══ Information shown ══

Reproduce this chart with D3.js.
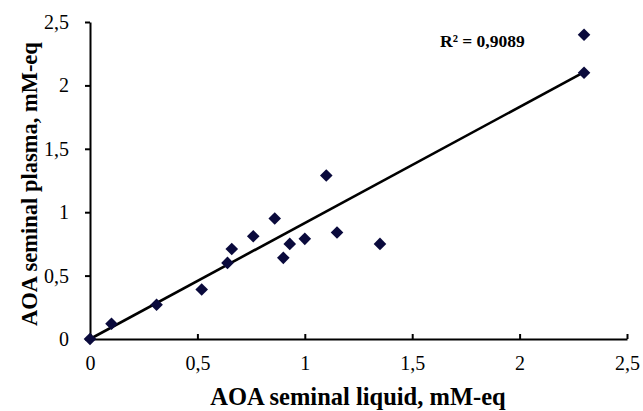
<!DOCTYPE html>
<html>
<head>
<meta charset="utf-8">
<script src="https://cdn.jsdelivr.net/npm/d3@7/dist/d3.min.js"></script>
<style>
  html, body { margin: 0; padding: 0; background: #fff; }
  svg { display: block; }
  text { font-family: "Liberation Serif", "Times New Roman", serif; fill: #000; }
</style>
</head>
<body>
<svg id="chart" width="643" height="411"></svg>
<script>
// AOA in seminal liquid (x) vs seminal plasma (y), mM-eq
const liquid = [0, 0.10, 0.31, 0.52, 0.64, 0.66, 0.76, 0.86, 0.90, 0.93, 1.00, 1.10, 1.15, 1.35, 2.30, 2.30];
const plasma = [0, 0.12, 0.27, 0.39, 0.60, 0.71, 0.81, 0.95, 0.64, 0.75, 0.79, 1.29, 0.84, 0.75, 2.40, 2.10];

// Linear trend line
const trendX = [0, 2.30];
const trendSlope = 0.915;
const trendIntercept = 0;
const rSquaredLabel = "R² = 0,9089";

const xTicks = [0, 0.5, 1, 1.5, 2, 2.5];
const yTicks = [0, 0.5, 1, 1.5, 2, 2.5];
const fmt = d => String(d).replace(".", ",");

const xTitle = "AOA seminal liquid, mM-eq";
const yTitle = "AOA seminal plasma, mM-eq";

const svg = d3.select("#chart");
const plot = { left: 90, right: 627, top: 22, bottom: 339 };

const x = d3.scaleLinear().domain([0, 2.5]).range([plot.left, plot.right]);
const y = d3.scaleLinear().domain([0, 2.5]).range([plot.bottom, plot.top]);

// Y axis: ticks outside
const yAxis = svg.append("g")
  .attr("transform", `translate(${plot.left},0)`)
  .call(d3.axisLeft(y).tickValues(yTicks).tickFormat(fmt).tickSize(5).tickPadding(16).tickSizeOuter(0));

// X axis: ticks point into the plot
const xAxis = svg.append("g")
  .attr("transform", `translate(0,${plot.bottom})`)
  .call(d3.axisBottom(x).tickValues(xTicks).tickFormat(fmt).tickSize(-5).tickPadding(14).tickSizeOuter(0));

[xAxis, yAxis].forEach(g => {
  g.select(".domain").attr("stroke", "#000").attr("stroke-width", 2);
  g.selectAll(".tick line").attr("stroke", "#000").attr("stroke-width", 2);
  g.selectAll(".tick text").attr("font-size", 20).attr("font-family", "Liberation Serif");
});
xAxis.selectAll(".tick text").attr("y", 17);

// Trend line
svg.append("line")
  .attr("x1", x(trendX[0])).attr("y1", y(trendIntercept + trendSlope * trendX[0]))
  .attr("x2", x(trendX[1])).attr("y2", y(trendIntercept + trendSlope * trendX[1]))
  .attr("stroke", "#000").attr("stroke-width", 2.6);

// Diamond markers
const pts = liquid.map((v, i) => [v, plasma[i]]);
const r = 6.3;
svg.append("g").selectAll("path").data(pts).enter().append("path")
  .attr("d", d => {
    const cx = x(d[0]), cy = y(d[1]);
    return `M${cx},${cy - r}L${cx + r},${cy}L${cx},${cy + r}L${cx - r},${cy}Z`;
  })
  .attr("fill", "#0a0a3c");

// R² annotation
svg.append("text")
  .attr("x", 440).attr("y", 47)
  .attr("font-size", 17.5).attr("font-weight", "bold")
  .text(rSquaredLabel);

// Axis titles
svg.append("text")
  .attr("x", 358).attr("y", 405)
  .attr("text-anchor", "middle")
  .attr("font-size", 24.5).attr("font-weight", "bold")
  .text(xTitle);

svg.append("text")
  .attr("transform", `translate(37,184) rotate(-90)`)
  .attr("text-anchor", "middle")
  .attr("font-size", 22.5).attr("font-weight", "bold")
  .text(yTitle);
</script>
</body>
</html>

═══

§ Task prompt: From the first line above through the line containing "0.75, 2.40, 2.10];", copy everything exactly, without the pictures.

§ The response:
Reproduce this chart with D3.js.
<!DOCTYPE html>
<html>
<head>
<meta charset="utf-8">
<script src="https://cdn.jsdelivr.net/npm/d3@7/dist/d3.min.js"></script>
<style>
  html, body { margin: 0; padding: 0; background: #fff; }
  svg { display: block; }
  text { font-family: "Liberation Serif", "Times New Roman", serif; fill: #000; }
</style>
</head>
<body>
<svg id="chart" width="643" height="411"></svg>
<script>
// AOA in seminal liquid (x) vs seminal plasma (y), mM-eq
const liquid = [0, 0.10, 0.31, 0.52, 0.64, 0.66, 0.76, 0.86, 0.90, 0.93, 1.00, 1.10, 1.15, 1.35, 2.30, 2.30];
const plasma = [0, 0.12, 0.27, 0.39, 0.60, 0.71, 0.81, 0.95, 0.64, 0.75, 0.79, 1.29, 0.84, 0.75, 2.40, 2.10];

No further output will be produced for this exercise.